I don't think we have enough information to know whether this is "coherent with what has been described in the game universe beforehand."

What I see in this thread is fairly common: people have preferences for their own limit of "suspension of disbelief" and make the mistake of conflating that with some objective limit of plausibility. The thing is, they aren't related, your preferences and an objective good. At all.
 

I still say, with sufficiently careful engineering and craftsmanship the basic trap mechanism doesn't actually seem THAT far-fetched. It is clearly ridiculous in a Rube Goldberg sort of way, but we're already deep into ridiculous when we are exploring underground mazes full of monsters and treasure, so what?
And let's face it - Rube-Goldberg traps are a trope of D&D. Throw them in there from time to time and have a laugh.
 

Making this more realistic:

Have the pit be topped off by a foot or so of brackish water. Let there be various skeletons of rats and things floating in the water -- and deeper. Remove the rope (the environment is hostile to it, so why have it?), and put a few recessed grooves in the wall to assist climbing into and out of the water. There are pressure plactes in the grooves. Remove the mold (why have it?). Leave a series of small boulders (say, 2' cubes) about thirty feet above the pit. The boulders are released by the pressure plate in the recessed grooves.

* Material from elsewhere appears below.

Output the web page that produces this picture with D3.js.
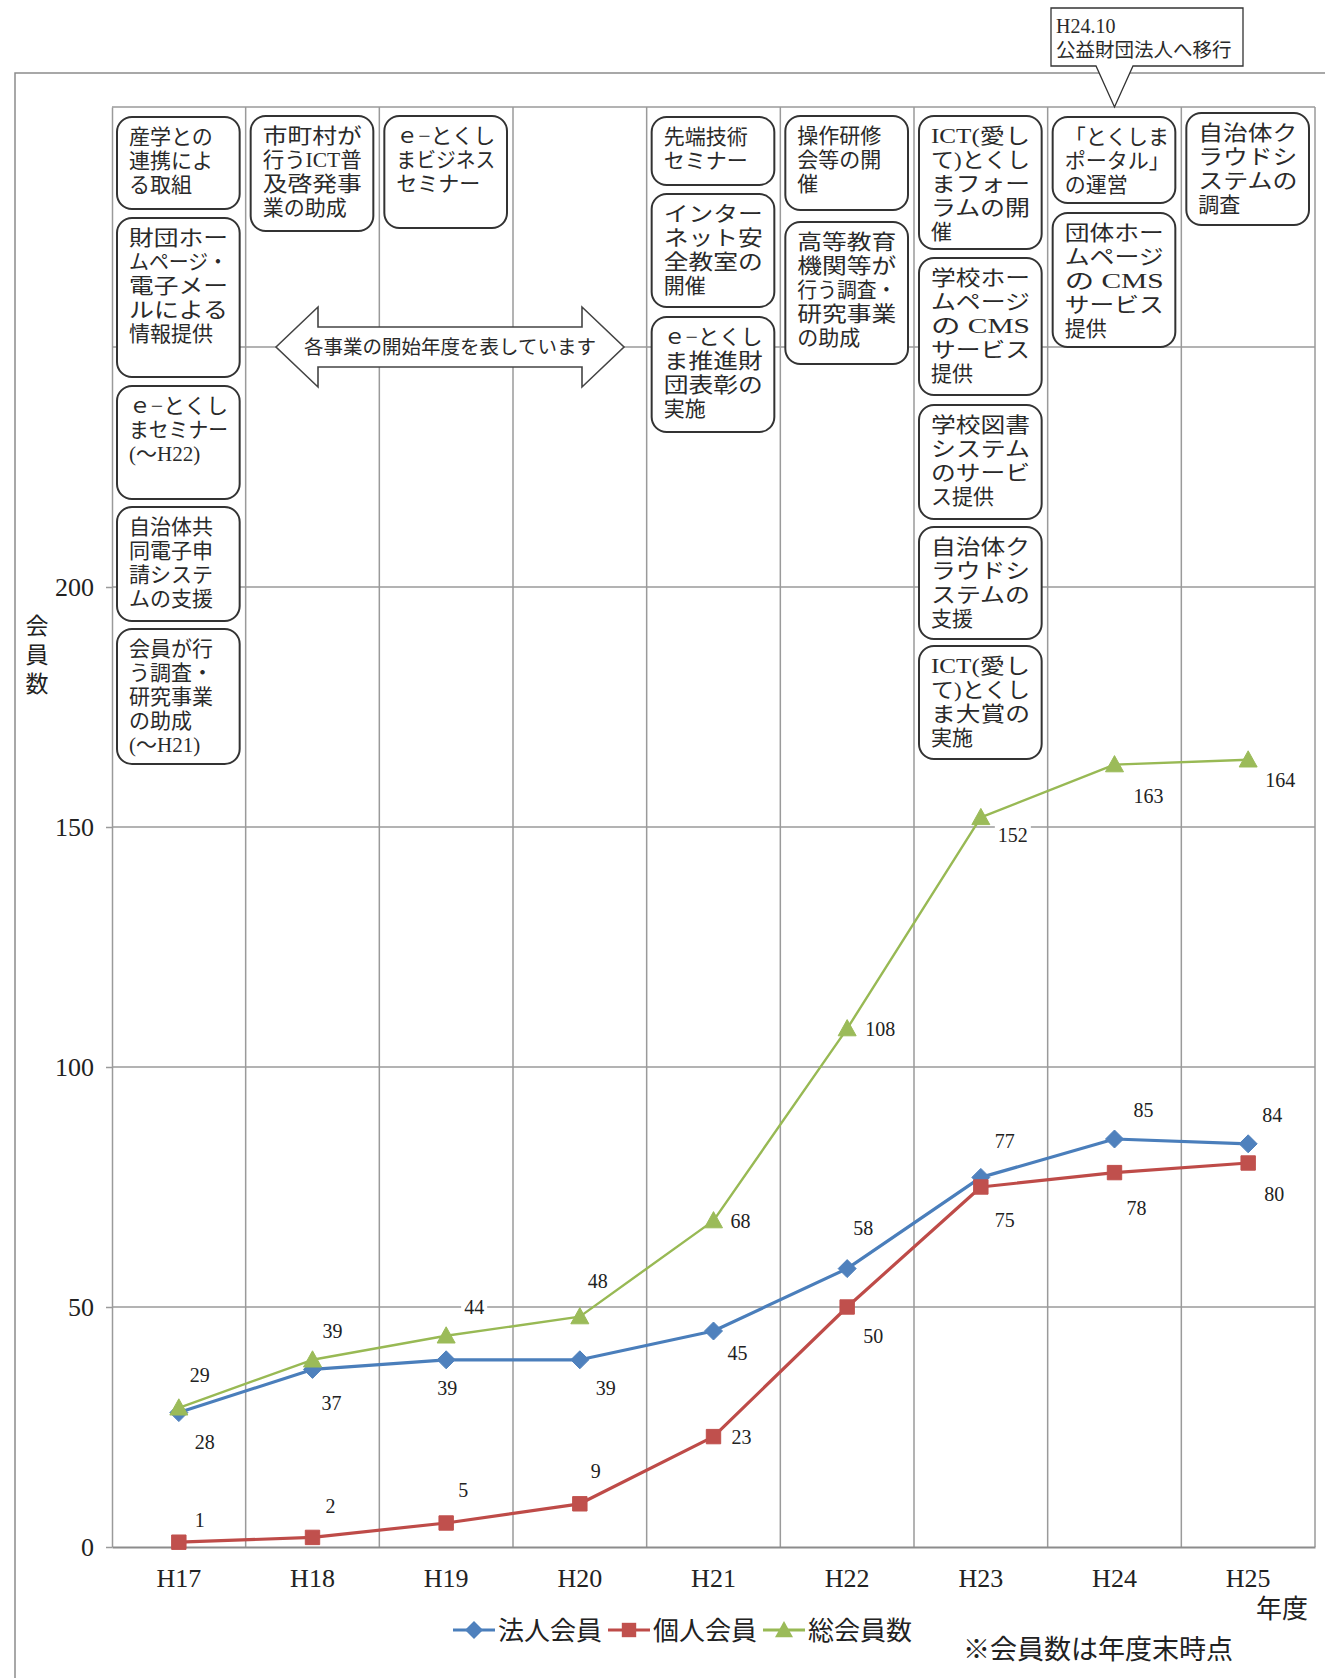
<!DOCTYPE html>
<html lang="ja">
<head>
<meta charset="utf-8">
<script src="https://cdn.jsdelivr.net/npm/d3@7"></script>
<style>
  html, body { margin: 0; padding: 0; background: #fff; }
  svg { display: block; }
</style>
</head>
<body>
<script>
// ---- data -------------------------------------------------------------
const years = ["H17", "H18", "H19", "H20", "H21", "H22", "H23", "H24", "H25"];
const corporate = [28, 37, 39, 39, 45, 58, 77, 85, 84];     // 法人会員
const individual = [1, 2, 5, 9, 23, 50, 75, 78, 80];        // 個人会員
const total = [29, 39, 44, 48, 68, 108, 152, 163, 164];     // 総会員数
const yTickValues = [0, 50, 100, 150, 200];
const gridValues = [50, 100, 150, 200, 250, 300];

// starting year of each programme, and the text shown in its box
const noteYears = ["H17", "H17", "H17", "H17", "H17", "H18", "H19", "H21", "H21", "H21",
                   "H22", "H22", "H23", "H23", "H23", "H23", "H23", "H24", "H24", "H25"];
const noteTexts = [
  ["産学との", "連携によ", "る取組"],
  ["財団ホー", "ムページ・", "電子メー", "ルによる", "情報提供"],
  ["ｅ−とくし", "まセミナー", "(〜H22)"],
  ["自治体共", "同電子申", "請システ", "ムの支援"],
  ["会員が行", "う調査・", "研究事業", "の助成", "(〜H21)"],
  ["市町村が", "行うICT普", "及啓発事", "業の助成"],
  ["ｅ−とくし", "まビジネス", "セミナー"],
  ["先端技術", "セミナー"],
  ["インター", "ネット安", "全教室の", "開催"],
  ["ｅ−とくし", "ま推進財", "団表彰の", "実施"],
  ["操作研修", "会等の開", "催"],
  ["高等教育", "機関等が", "行う調査・", "研究事業", "の助成"],
  ["ICT(愛し", "て)とくし", "まフォー", "ラムの開", "催"],
  ["学校ホー", "ムページ", "の CMS", "サービス", "提供"],
  ["学校図書", "システム", "のサービ", "ス提供"],
  ["自治体ク", "ラウドシ", "ステムの", "支援"],
  ["ICT(愛し", "て)とくし", "ま大賞の", "実施"],
  ["「とくしま", "ポータル」", "の運営"],
  ["団体ホー", "ムページ", "の CMS", "サービス", "提供"],
  ["自治体ク", "ラウドシ", "ステムの", "調査"]
];

// ---- layout -----------------------------------------------------------
const W = 1325, H = 1678;
const M = { left: 112, right: 1315, top: 107, bottom: 1547 };
const SERIF = "'Liberation Serif', 'Noto Sans CJK JP', serif";
const JP = "'Liberation Serif', 'Noto Sans CJK JP', sans-serif";
const GRID = "#9a9a9a";

// vertical extent of each programme box and whether its lines are justified
const noteTop =    [117, 218, 386, 507, 629, 116, 116, 117, 194, 317, 116, 222, 116, 258, 405, 527, 646, 117, 213, 113];
const noteBottom = [209, 377, 499, 621, 764, 231, 228, 185, 307, 432, 210, 364, 249, 395, 519, 639, 759, 203, 347, 225];
const noteJustify = [0, 1, 1, 0, 0, 1, 1, 0, 1, 1, 0, 1, 1, 1, 1, 1, 1, 0, 1, 1];

// data-label placement relative to each point [dx, dy]
const corporateLabelOff = [[26, 29], [19, 34], [1, 28], [26, 28], [24, 22], [16, -41], [24, -36], [29, -29], [24, -29]];
const individualLabelOff = [[21, -22], [18, -31], [17, -33], [16, -33], [28, 0], [26, 29], [24, 33], [22, 35], [26, 31]];
const totalLabelOff = [[21, -33], [20, -29], [28, -29], [18, -36], [27, 0], [33, 0], [32, 18], [34, 31], [32, 20]];

const series = [
  { name: "法人会員", values: corporate, line: "#4A7EBB", fill: "#4F81BD", marker: "diamond", width: 3.2, off: corporateLabelOff },
  { name: "個人会員", values: individual, line: "#BE4B48", fill: "#C0504D", marker: "square", width: 3.2, off: individualLabelOff },
  { name: "総会員数", values: total, line: "#98B954", fill: "#9BBB59", marker: "triangle", width: 2.4, off: totalLabelOff }
];

// ---- scales -----------------------------------------------------------
const x = d3.scaleBand().domain(years).range([M.left, M.right]);
const cx = d => x(d) + x.bandwidth() / 2;
const y = d3.scaleLinear().domain([0, 300]).range([M.bottom, M.top]);

const svg = d3.select("body").append("svg")
  .attr("width", W).attr("height", H)
  .attr("viewBox", `0 0 ${W} ${H}`);

svg.append("rect").attr("width", W).attr("height", H).attr("fill", "#fff");

// outer frame (left and top edges)
svg.append("path")
  .attr("d", `M15,${H}V73H${W}`)
  .attr("fill", "none").attr("stroke", "#8c8c8c").attr("stroke-width", 1.5);

// plot background
svg.append("rect")
  .attr("x", M.left).attr("y", M.top)
  .attr("width", M.right - M.left).attr("height", M.bottom - M.top)
  .attr("fill", "#fff");

// ---- gridlines ---------------------------------------------------------
const grid = svg.append("g").attr("stroke", GRID).attr("stroke-width", 1.5);
grid.selectAll("line.h").data(gridValues).join("line")
  .attr("class", "h")
  .attr("x1", M.left).attr("x2", M.right)
  .attr("y1", d => y(d)).attr("y2", d => y(d));
grid.selectAll("line.v").data(years.slice(1).concat(["__end"])).join("line")
  .attr("class", "v")
  .attr("x1", d => d === "__end" ? M.right : x(d))
  .attr("x2", d => d === "__end" ? M.right : x(d))
  .attr("y1", M.top).attr("y2", M.bottom);

// ---- axes ---------------------------------------------------------------
const yAxis = svg.append("g")
  .attr("transform", `translate(${M.left},0)`)
  .call(d3.axisLeft(y).tickValues(yTickValues).tickSize(6).tickSizeOuter(0).tickPadding(12));
yAxis.select(".domain").attr("stroke", GRID).attr("stroke-width", 1.5);
yAxis.selectAll(".tick line").attr("stroke", GRID).attr("stroke-width", 1.5);
yAxis.selectAll(".tick text")
  .attr("font-family", SERIF).attr("font-size", 26).attr("fill", "#222");

const xAxis = svg.append("g")
  .attr("transform", `translate(0,${M.bottom})`)
  .call(d3.axisBottom(x).tickSize(0).tickSizeOuter(0).tickPadding(22));
xAxis.select(".domain").attr("stroke", "#8c8c8c").attr("stroke-width", 2);
xAxis.selectAll(".tick text")
  .attr("font-family", SERIF).attr("font-size", 26).attr("fill", "#222");

// axis titles
const yTitle = svg.append("text")
  .attr("font-family", JP).attr("font-size", 23).attr("fill", "#222")
  .attr("text-anchor", "middle");
["会", "員", "数"].forEach((c, i) => {
  yTitle.append("tspan").attr("x", 37).attr("y", 634 + i * 29).text(c);
});
svg.append("text")
  .attr("x", 1308).attr("y", 1618)
  .attr("text-anchor", "end")
  .attr("font-family", JP).attr("font-size", 26).attr("fill", "#222")
  .text("年度");

// ---- programme boxes ---------------------------------------------------
const boxInset = 5, boxW = x.bandwidth() - 11;
const notes = svg.append("g");
noteTexts.forEach((lines, i) => {
  const bx = x(noteYears[i]) + boxInset;
  const top = noteTop[i], bottom = noteBottom[i];
  const g = notes.append("g");
  g.append("rect")
    .attr("x", bx).attr("y", top)
    .attr("width", boxW).attr("height", bottom - top)
    .attr("rx", 15).attr("ry", 15)
    .attr("fill", "#fff").attr("stroke", "#333").attr("stroke-width", 2);
  lines.forEach((t, j) => {
    const tx = g.append("text")
      .attr("x", bx + 12).attr("y", top + 27 + j * 24)
      .attr("font-family", JP).attr("font-size", 21).attr("fill", "#2a2a2a")
      .text(t);
    if (noteJustify[i] && j < lines.length - 1) {
      tx.attr("textLength", 99).attr("lengthAdjust", "spacingAndGlyphs");
    }
  });
});

// double-headed arrow explaining the boxes
const arrow = { left: 276, right: 624, cy: y(250), head: 42, halfHead: 40, halfShaft: 20 };
{
  const a = arrow;
  const p = [
    [a.left, a.cy],
    [a.left + a.head, a.cy - a.halfHead],
    [a.left + a.head, a.cy - a.halfShaft],
    [a.right - a.head, a.cy - a.halfShaft],
    [a.right - a.head, a.cy - a.halfHead],
    [a.right, a.cy],
    [a.right - a.head, a.cy + a.halfHead],
    [a.right - a.head, a.cy + a.halfShaft],
    [a.left + a.head, a.cy + a.halfShaft],
    [a.left + a.head, a.cy + a.halfHead]
  ];
  svg.append("path")
    .attr("d", d3.line()(p) + "Z")
    .attr("fill", "#fff").attr("stroke", "#444").attr("stroke-width", 1.6)
    .attr("stroke-linejoin", "miter");
  svg.append("text")
    .attr("x", (a.left + a.right) / 2).attr("y", a.cy + 7)
    .attr("text-anchor", "middle")
    .attr("font-family", JP).attr("font-size", 19.5).attr("fill", "#2a2a2a")
    .text("各事業の開始年度を表しています");
}

// callout above H24
{
  const c = { x0: 1051, x1: 1243, y0: 8, y1: 66, tipX: cx("H24"), baseL: 1096, baseR: 1133 };
  svg.append("path")
    .attr("d", `M${c.x0},${c.y0}H${c.x1}V${c.y1}H${c.baseR}L${c.tipX},${M.top}L${c.baseL},${c.y1}H${c.x0}Z`)
    .attr("fill", "#fff").attr("stroke", "#333").attr("stroke-width", 1.3);
  svg.append("text").attr("x", c.x0 + 5).attr("y", 33)
    .attr("font-family", SERIF).attr("font-size", 20).attr("fill", "#2a2a2a")
    .text("H24.10");
  svg.append("text").attr("x", c.x0 + 5).attr("y", 57)
    .attr("font-family", JP).attr("font-size", 19.5).attr("fill", "#2a2a2a")
    .text("公益財団法人へ移行");
}

// ---- series -------------------------------------------------------------
function markerPath(type, s) {
  if (type === "diamond") return `M0,${-s}L${s},0L0,${s}L${-s},0Z`;
  if (type === "square") { const h = s * 0.8; return `M${-h},${-h}H${h}V${h}H${-h}Z`; }
  return `M0,${-s}L${s},${s * 0.8}L${-s},${s * 0.8}Z`;
}

const labelBg = svg.append("g");
const lineLayer = svg.append("g");
const markerLayer = svg.append("g");
const labelLayer = svg.append("g");

const lineGen = d3.line().x((d, i) => cx(years[i])).y(d => y(d));

series.forEach(s => {
  lineLayer.append("path")
    .datum(s.values)
    .attr("d", lineGen)
    .attr("fill", "none").attr("stroke", s.line)
    .attr("stroke-width", s.width).attr("stroke-linejoin", "round");

  markerLayer.selectAll(null).data(s.values).join("path")
    .attr("transform", (d, i) => `translate(${cx(years[i])},${y(d)})`)
    .attr("d", markerPath(s.marker, 9))
    .attr("fill", s.fill).attr("stroke", s.fill).attr("stroke-width", 1);

  s.values.forEach((v, i) => {
    const t = labelLayer.append("text")
      .attr("x", cx(years[i]) + s.off[i][0])
      .attr("y", y(v) + s.off[i][1])
      .attr("text-anchor", "middle").attr("dominant-baseline", "central")
      .attr("font-family", SERIF).attr("font-size", 20).attr("fill", "#222")
      .text(v);
    const b = t.node().getBBox();
    labelBg.append("rect")
      .attr("x", b.x - 3).attr("y", b.y).attr("width", b.width + 6).attr("height", b.height)
      .attr("fill", "#fff");
  });
});

// ---- legend ---------------------------------------------------------------
const legendX = [453, 608, 763];
const legendY = 1630;
series.forEach((s, i) => {
  const g = svg.append("g").attr("transform", `translate(${legendX[i]},${legendY})`);
  g.append("line").attr("x1", 0).attr("x2", 42).attr("y1", 0).attr("y2", 0)
    .attr("stroke", s.line).attr("stroke-width", 3.2);
  g.append("path").attr("transform", "translate(21,0)")
    .attr("d", markerPath(s.marker, 9)).attr("fill", s.fill);
  g.append("text").attr("x", 45).attr("y", 10)
    .attr("font-family", JP).attr("font-size", 26).attr("fill", "#222")
    .text(s.name);
});

svg.append("text")
  .attr("x", 963).attr("y", 1659)
  .attr("font-family", JP).attr("font-size", 27).attr("fill", "#222")
  .text("※会員数は年度末時点");
</script>
</body>
</html>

So ... the GC likes the pit. Often, rats and other vermin are attracted to the water. The GC swats them and eats them up. The GC isn't required to be invisible, as it should mostly blend in with the water.

The chamber is naturally damp, and quickly fills with water dripping from the ceiling and walls.

Removing the rope takes out a lot of the unrealism. The rope would quickly degrade, and why invite fire? That's just making things more complicated for no real gain.

Small boulders are easier to manage than a huge block. But big enough and high enough to make a splash. Putting them 30' up gives players a realistic chance to dive to the side if they are seen in time.

Of course, boulders falling on the GC ought to cause it a lot of harm. Maybe it regrows from scattered bits every time the trap is sprung.

I guess you could have a mold growing up on the boulders. It's damp, and there would be bits of GC flesh on the boulders from the last time the trap was sprung.

Problems: (1) A probable player interaction is to prod the brackish water with a pole or a pole-arm to tell how deep the water is. That will immediately reveal a problem, as the GC will resist the prodding.
(2) There is no bypass. A board put over the pit will be within reach of the GC.

TomB
 

See, this is where we get into the endless debates about GM-adjudicated things. You are correct, up to a point, IMHO. Beyond that... consider, a 10x10x10 block of stone weighs on the order of FIFTY TONS.
The block is 10 feet wide by 10 feet deep. Its height is not specified, but we can say with certainty it is much less than 10 feet, because the entire weight of the block is suspended by a single rope.